Plus de quatre décennies après ces tragiques événements, alors qu’ il n’y a plus d’Union Soviétique et que l’échiquier géopolitique de la zone est très différent, quand la démonstration des résultats pratiques de la logique du fanatisme islamique sont impossibles à sous-estimer après le 11 Septembre 2001, la position de l’Occident n’a  pourtant sensiblement pas changé ; les chancelleries occidentales plus importantes et ses proches ayant fait de leur mieux pour minimiser l’impact du redémarrage des travaux du Tribunal Criminel International du Bangladesh en 2010 ou même quelquefois pour les saboter.
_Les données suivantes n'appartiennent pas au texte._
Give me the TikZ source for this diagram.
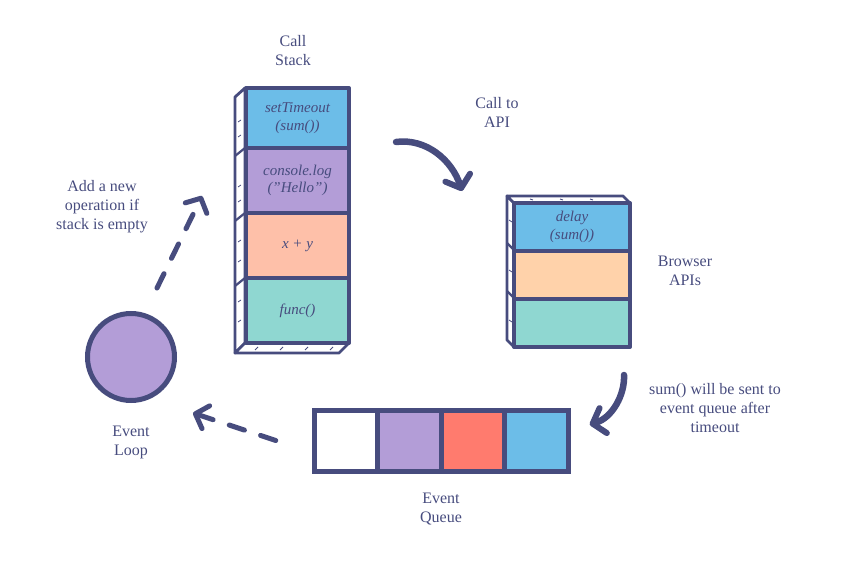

Les arguments utilisés inversent la réalité des faits. On ne se demande pas comment un parti qui a activement collaboré au génocide de 1971 ne fut pas interdit – et il y a que l’extrême gauche sans représentation parlementaire au Bangladesh qui exige cette interdiction – mais on accuse la Cour d’être partisane puisqu’ elle prône la persécution des dirigeants d’un parti qui est dans l’opposition. C’est un peu comme si on accusait la procédure de Nuremberg d’être partisane et non acceptable parce qu’elle  aurait ciblé le parti Nazi dans ses démarches!
Si on constate un retard de plus de quarante ans dans ces procédures ce n’est pas pour critiquer ceux qui au Bangladesh et au sein de la communauté internationale ont laissé scandaleusement  un tel laps de temps passer sans faire aucune justice mais, au contraire, pour mettre en cause le principe même de la non prescription des crimes contre l’humanité.
Et pourtant, comme le dit par exemple Mr. Shahriar Kabir, il faut tout simplement regarder les événements d’il y a quelques mois avec la destruction d’innombrables temples hindous et bouddhistes et la persécution de ces minorités au Bangladesh, orchestrée par les mêmes réseaux, les mêmes logiques fanatiques religieuses et les mêmes appareils politiques qu’ont dirigé le génocide en 1971, pour comprendre que juger les auteurs du génocide de 1971 est nécessaire et urgent.
Justement, pour que la culture de l´impunité ne continue perpétuellement à faire des nouvelles victimes.